Copy the listing below line for line, starting at its first line and ending with the line that has "const fmt = v" in it. Add nothing.

____________

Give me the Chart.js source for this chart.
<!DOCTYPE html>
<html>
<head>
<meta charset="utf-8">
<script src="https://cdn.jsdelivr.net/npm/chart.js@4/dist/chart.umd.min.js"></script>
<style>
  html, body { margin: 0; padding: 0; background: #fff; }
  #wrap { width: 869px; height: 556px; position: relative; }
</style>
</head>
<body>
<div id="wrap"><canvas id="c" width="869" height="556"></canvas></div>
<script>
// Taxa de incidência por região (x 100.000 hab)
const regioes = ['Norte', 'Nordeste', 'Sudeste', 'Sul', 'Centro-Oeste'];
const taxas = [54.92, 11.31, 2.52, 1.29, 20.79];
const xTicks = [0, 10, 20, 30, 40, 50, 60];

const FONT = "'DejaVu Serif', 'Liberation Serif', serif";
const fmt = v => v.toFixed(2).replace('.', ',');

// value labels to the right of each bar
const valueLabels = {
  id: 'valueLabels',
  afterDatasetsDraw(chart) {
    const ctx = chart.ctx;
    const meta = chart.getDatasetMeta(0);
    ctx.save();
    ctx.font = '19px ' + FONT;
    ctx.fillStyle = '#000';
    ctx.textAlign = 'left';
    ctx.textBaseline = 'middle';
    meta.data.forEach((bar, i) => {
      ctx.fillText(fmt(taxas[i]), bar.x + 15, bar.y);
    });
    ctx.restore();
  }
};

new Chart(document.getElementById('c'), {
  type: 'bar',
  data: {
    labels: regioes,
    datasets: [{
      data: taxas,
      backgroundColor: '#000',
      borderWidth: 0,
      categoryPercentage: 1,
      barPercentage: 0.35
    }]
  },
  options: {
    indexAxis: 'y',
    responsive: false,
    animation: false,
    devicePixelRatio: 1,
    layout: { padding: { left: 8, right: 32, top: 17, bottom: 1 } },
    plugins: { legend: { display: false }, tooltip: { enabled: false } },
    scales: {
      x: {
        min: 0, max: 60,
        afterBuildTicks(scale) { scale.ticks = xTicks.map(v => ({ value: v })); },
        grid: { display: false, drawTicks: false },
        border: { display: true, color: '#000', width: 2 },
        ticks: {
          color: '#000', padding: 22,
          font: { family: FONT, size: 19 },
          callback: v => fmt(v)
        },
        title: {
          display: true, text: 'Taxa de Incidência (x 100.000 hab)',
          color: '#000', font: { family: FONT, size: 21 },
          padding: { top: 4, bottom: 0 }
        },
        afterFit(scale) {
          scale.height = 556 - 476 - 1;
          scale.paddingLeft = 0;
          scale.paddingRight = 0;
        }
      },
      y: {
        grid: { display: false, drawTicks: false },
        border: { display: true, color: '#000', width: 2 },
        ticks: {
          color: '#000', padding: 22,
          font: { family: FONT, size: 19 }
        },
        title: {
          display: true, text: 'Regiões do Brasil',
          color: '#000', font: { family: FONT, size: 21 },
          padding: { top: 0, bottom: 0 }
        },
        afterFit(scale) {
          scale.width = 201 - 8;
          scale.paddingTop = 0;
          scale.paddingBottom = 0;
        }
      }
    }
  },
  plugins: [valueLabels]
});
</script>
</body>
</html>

____________

▶ [Response below]:
Give me the Chart.js source for this chart.
<!DOCTYPE html>
<html>
<head>
<meta charset="utf-8">
<script src="https://cdn.jsdelivr.net/npm/chart.js@4/dist/chart.umd.min.js"></script>
<style>
  html, body { margin: 0; padding: 0; background: #fff; }
  #wrap { width: 869px; height: 556px; position: relative; }
</style>
</head>
<body>
<div id="wrap"><canvas id="c" width="869" height="556"></canvas></div>
<script>
// Taxa de incidência por região (x 100.000 hab)
const regioes = ['Norte', 'Nordeste', 'Sudeste', 'Sul', 'Centro-Oeste'];
const taxas = [54.92, 11.31, 2.52, 1.29, 20.79];
const xTicks = [0, 10, 20, 30, 40, 50, 60];

const FONT = "'DejaVu Serif', 'Liberation Serif', serif";
const fmt = v => v.toFixed(2).replace('.', ',');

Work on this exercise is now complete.